How can we describe texts with numbers? One way is simply to count the words. For each document or text, we determine how many times each word appears in it. The technique of counting words in documents is called a bag of words. In the Bag of Words widget, in the options, set Term Frequency to Count, and in the other two options, set (None).

Prediction model and interpretation

We have now painstakingly prepared the text for computer processing, and our main goal is to get the computer to distinguish between journalistic and fiction texts. To do this we will use machine learning, specifically, we will train a prediction model.

In the next step, we build a classification model that will distinguish between one type of text and another. For this, we will use one of the possible procedures for training classification models, logistic regression. We explain that some models can be explained, meaning we can see which variables are important for their decision-making. Logistic regression is an example of such a model, which tells us for each word how important it is to distinguish one type of text from another.

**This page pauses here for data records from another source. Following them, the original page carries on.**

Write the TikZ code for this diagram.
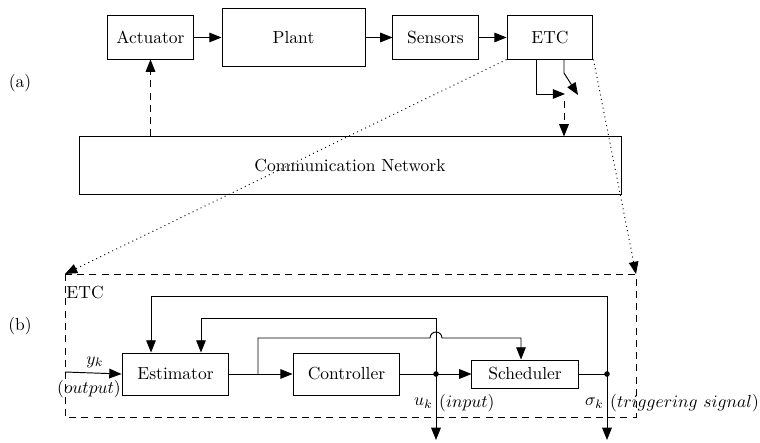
\documentclass[tikz,border=0pt]{standalone}
\usetikzlibrary{arrows.meta,calc}
\begin{document}
\begin{tikzpicture}[x=0.5714pt,y=-0.5714pt, line width=0.55pt,
  blk/.style={draw, inner sep=0pt, minimum height=24.6pt},
  arr/.style={-{Triangle[length=7pt,width=5.5pt]}},
  dsh/.style={dash pattern=on 4pt off 3pt},
  jdot/.style={fill, circle, inner sep=0pt, minimum size=3.2pt}]
\useasboundingbox (0,0) rectangle (760,443);
% part (a)
\node[blk, minimum width=48.6pt] (act) at (150.5,37.5) {Actuator};
\node[blk, minimum width=81.7pt, minimum height=32.6pt] (plant) at (293.5,37.5) {Plant};
\node[blk, minimum width=48.6pt] (sens) at (435.5,37.5) {Sensors};
\node[blk, minimum width=49.1pt] (etc) at (550,37.5) {ETC};
\node[blk, minimum width=309.7pt, minimum height=32.6pt] (net) at (350,165.5) {Communication Network};
\node (la) at (20,83) {(a)};
\node (lb) at (20,326) {(b)};
\draw[arr] (act) -- (plant);
\draw[arr] (plant) -- (sens);
\draw[arr] (sens) -- (etc);
\draw[arr,dsh] (net.north -| act) -- (act.south);
% switch
\coordinate (e1) at (536,94);
\coordinate (e1b) at (565,94);
\coordinate (e3) at (564,73);
\coordinate (e2) at (578,95);
\coordinate (e4) at (564,101);
\draw[arr] (etc.south -| e1) -- (e1) -- (e1b);
\draw[arr] (etc.south -| e3) -- (e3) -- (e2);
\draw[arr,dsh] (e4) -- (e4 |- net.north);
% ETC box
\coordinate (bnw) at (65,274);
\coordinate (bne) at (636,274);
\coordinate (bse) at (636,417);
\draw[dsh] (bnw) rectangle (bse);
\draw[dotted,arr] (etc.south west) -- (bnw);
\draw[dotted,arr] (etc.south east) -- (bne);
\node[anchor=west, inner sep=0pt] (etclab) at (66,293) {ETC};
% part (b)
\node[blk, minimum width=61.1pt, minimum height=24pt] (est) at (175.5,374) {Estimator};
\node[blk, minimum width=61.1pt, minimum height=24pt] (ctl) at (346.5,374) {Controller};
\node[blk, minimum width=60.6pt, minimum height=16pt] (sch) at (525,374) {Scheduler};
\coordinate (in) at (65,372);
\draw[arr] (in) -- (est.west);
\node (yk) at (95,362) {$y_k$};
\node (out) at (89,389) {$(output)$};
\draw[arr] (est) -- (ctl);
\draw[arr] (ctl) -- (sch);
\coordinate (d1) at (436,374);
\coordinate (d2) at (607,374);
\draw (sch) -- (d2);
\coordinate (u0) at (436,318);
\coordinate (uend) at (436,440);
\coordinate (s0) at (607,296);
\coordinate (send) at (607,440);
\coordinate (f2) at (201,318);
\coordinate (f1) at (151,296);
\draw[arr] (u0) -- (uend);
\draw[arr] (s0) -- (send);
\draw[arr] (u0) -- (f2) -- (f2 |- est.north);
\draw[arr] (s0) -- (f1) -- (f1 |- est.north);
\coordinate (br) at (258,374);
\coordinate (bt) at (258,338);
\coordinate (j1) at (430,338);
\coordinate (sc) at (521,338);
\draw[arr] (br) -- (bt) -- (j1) arc[start angle=180, end angle=360, radius=6] -- (sc) -- (sc |- sch.north);
\node[jdot] (n1) at (d1) {};
\node[jdot] (n2) at (d2) {};
\node[anchor=east, inner sep=1pt] (uk) at (435,403) {$u_k$};
\node[anchor=west, inner sep=1pt] (uin) at (437,403) {$(input)$};
\node[anchor=east, inner sep=1pt] (sk) at (606,403) {$\sigma_k$};
\node[anchor=west, inner sep=1pt] (sin) at (608,403) {$(triggering\ signal)$};
\end{tikzpicture}
\end{document}
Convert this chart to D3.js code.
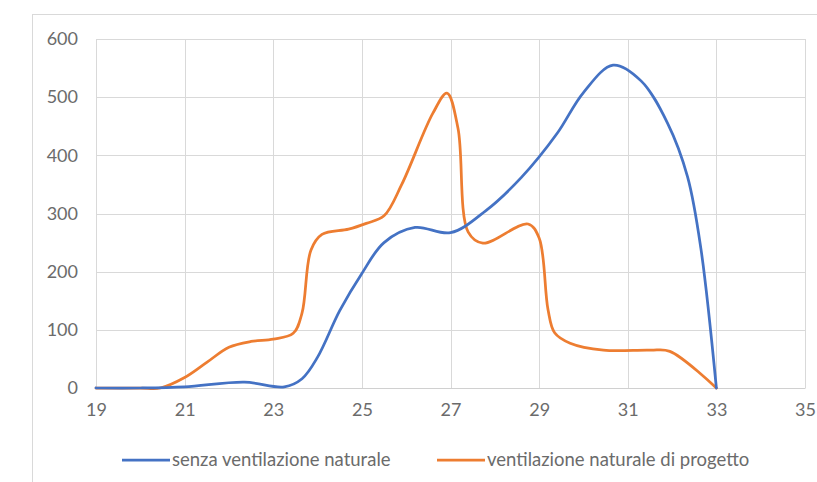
<!DOCTYPE html>
<html>
<head>
<meta charset="utf-8">
<script src="https://cdn.jsdelivr.net/npm/d3@7"></script>
<style>
  html, body { margin: 0; padding: 0; background: #ffffff; }
  svg { display: block; }
  text { font-family: Lato, "Open Sans", sans-serif; fill: #6b6b6b; }
</style>
</head>
<body>
<svg id="chart" width="817" height="482"></svg>
<script>
// Temperature (°C) on x, hours on y — smoothed scatter series
const seriesNames = ["senza ventilazione naturale", "ventilazione naturale di progetto"];
const seriesColors = ["#4472C4", "#ED7D31"];

const bluX = [19, 20, 21, 22.35, 23.25, 23.65, 24, 24.5, 25, 25.5, 26.2, 27, 27.8, 28.6, 29.4, 30, 30.67, 31.3, 31.9, 32.35, 32.65, 33];
const bluY = [0, 0, 2, 10, 2, 16, 53, 133, 197, 250, 276, 267, 305, 362, 437, 508, 555, 528, 455, 363, 240, 0];

const arancioX = [19, 20, 20.45, 21, 21.5, 22, 22.5, 23, 23.45, 23.65, 23.85, 24.1, 24.7, 25.1, 25.5, 25.9, 26.6, 26.92, 27.17, 27.4, 27.73, 28.75, 29, 29.2, 29.35, 29.7, 30.45, 31.5, 31.95, 33];
const arancioY = [0, 0, 0, 18, 44, 70, 80, 84, 94, 129, 237, 264, 273, 283, 296, 350, 472, 507, 446, 268, 249, 282, 258, 135, 95, 77, 65, 65, 63, 0];

const xTicks = [19, 21, 23, 25, 27, 29, 31, 33, 35];
const yTicks = [0, 100, 200, 300, 400, 500, 600];

const svg = d3.select("#chart");

// chart frame
svg.append("rect")
  .attr("x", 32.5).attr("y", 14.5)
  .attr("width", 800).attr("height", 480)
  .attr("fill", "none").attr("stroke", "#d9d9d9").attr("stroke-width", 1);

const x = d3.scaleLinear().domain([19, 35]).range([96, 805]);
const y = d3.scaleLinear().domain([0, 600]).range([388, 39]);

// gridlines
const grid = svg.append("g");
grid.selectAll("line.h").data(yTicks).join("line")
  .attr("class", "h")
  .attr("x1", x(19)).attr("x2", x(35))
  .attr("y1", d => Math.round(y(d)) + 0.5).attr("y2", d => Math.round(y(d)) + 0.5)
  .attr("stroke", "#d9d9d9").attr("stroke-width", 1);
grid.selectAll("line.v").data(xTicks).join("line")
  .attr("class", "v")
  .attr("y1", y(0)).attr("y2", y(600))
  .attr("x1", d => Math.round(x(d)) + 0.5).attr("x2", d => Math.round(x(d)) + 0.5)
  .attr("stroke", "#d9d9d9").attr("stroke-width", 1);

// axes (labels only; Excel style)
const xAxis = svg.append("g")
  .attr("transform", `translate(0,${y(0)})`)
  .call(d3.axisBottom(x).tickValues(xTicks).tickSize(0).tickPadding(15));
xAxis.select(".domain").attr("stroke", "#d0d0d0");
xAxis.selectAll("text").style("font-size", "18px").attr("fill", "#6b6b6b")
  .style("font-family", "Lato, 'Open Sans', sans-serif");

const yAxis = svg.append("g")
  .attr("transform", `translate(${x(19)},0)`)
  .call(d3.axisLeft(y).tickValues(yTicks).tickSize(0).tickPadding(18));
yAxis.select(".domain").remove();
yAxis.selectAll("text").style("font-size", "18px").attr("fill", "#6b6b6b")
  .style("font-family", "Lato, 'Open Sans', sans-serif");

// series: smoothed lines through the points
const line = d3.line()
  .x(d => x(d[0])).y(d => y(d[1]))
  .curve(d3.curveCatmullRom.alpha(0.5));

const series = [
  d3.zip(arancioX, arancioY),
  d3.zip(bluX, bluY)
];
const colorsDrawn = [seriesColors[1], seriesColors[0]];

svg.append("g").selectAll("path").data(series).join("path")
  .attr("d", line)
  .attr("fill", "none")
  .attr("stroke", (d, i) => colorsDrawn[i])
  .attr("stroke-width", 2.75)
  .attr("stroke-linejoin", "round")
  .attr("stroke-linecap", "round");

// legend
const legendY = 460;
const legendItems = [
  { name: seriesNames[0], color: seriesColors[0], x: 122 },
  { name: seriesNames[1], color: seriesColors[1], x: 437 }
];
const lg = svg.append("g").selectAll("g").data(legendItems).join("g")
  .attr("transform", d => `translate(${d.x},${legendY})`);
lg.append("line")
  .attr("x1", 0).attr("x2", 48).attr("y1", 0).attr("y2", 0)
  .attr("stroke", d => d.color).attr("stroke-width", 2.75);
lg.append("text")
  .attr("x", 50).attr("y", 0).attr("dy", "0.35em")
  .style("font-size", "18.5px")
  .text(d => d.name);
</script>
</body>
</html>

We can look at our model in a widget called Nomogram. It shows which words are typical of fiction texts and which are typical of journalistic texts. The higher up the word is in the nomogram, the more important it is for distinguishing between text types. It is also important which way the x-axis is pointing. If the numbers are higher towards the right, then this means that the more frequent the word, the more likely the document will belong to the selected type (in our case fiction). And vice versa, if the numbers are decreasing towards the right, then the rarer the word, the more likely the document will belong to this type.

Do students agree with the results? Why yes/no? Is the model good enough to write the test for us?

Confusion Matrix

If you are not sure about the results, there is another way to check the model. We link the Bag of Words to the Test and Score widget, and then add a link from Logistic Regression to Test and Score. Test and Score gives us an estimate of how well the model is working, i.e. how well it distinguishes between journalistic and fiction texts. It can do this because we have also given it information about the right types, which is recorded in the variable Type. This allows the Test and Score widget to compare the actual document types with the types predicted by the model.

Logistic regression is occasionally wrong. Its errors can be explored in the Confusion Matrix widget. The diagonal boxes in blue contain the correctly predicted cases. Off-diagonal are the cases that the model has predicted incorrectly. We can see that the logistic regression was wrong only for fiction texts. In fact, it considered 6 fiction texts to be journalistic.

Students should select the misclassified texts in the matrix and examine them with the Corpus Viewer. What do they think is the reason why the model has classified these texts in the wrong category?

Conclusion

We tell students that computers can quickly and easily scan large amounts of text. Remind them about spam. They are unlikely to be interested in messages inviting them to buy dentures, so it is handy if we can automatically remove such spam. Today’s email clients do just that - they use models that can distinguish between spam and non-spam mail based on the distribution of words.

  • Subject: slovenian
  • Age: 6th grade
  • AI topic: classification
Placement in the curriculum

In terms of Slovenian: refresh differentiation between journalistic and fiction texts.

In terms of AI: students learn how to work with large collections of texts. They learn how to split a text into words and then count the words in the text. They then learn about a simple prediction model - logistic regression - and how it works (simplified explanation). They learn that the model’s decisions can be investigated.

Foreseen necessary widgets of Orange: Corpus, Distributions, Data Table, Word Cloud, Preprocess Text, Bag of Words, Logistic Regression, Nomogram, Test and Score, Confusion Matrix, Corpus Viewer

Student:

  • read longer texts,
  • count and add larger sums,
  • explain what defines fiction and journalistic texts,
  • draw, read and explain a graphic representation (e.g. a box plot).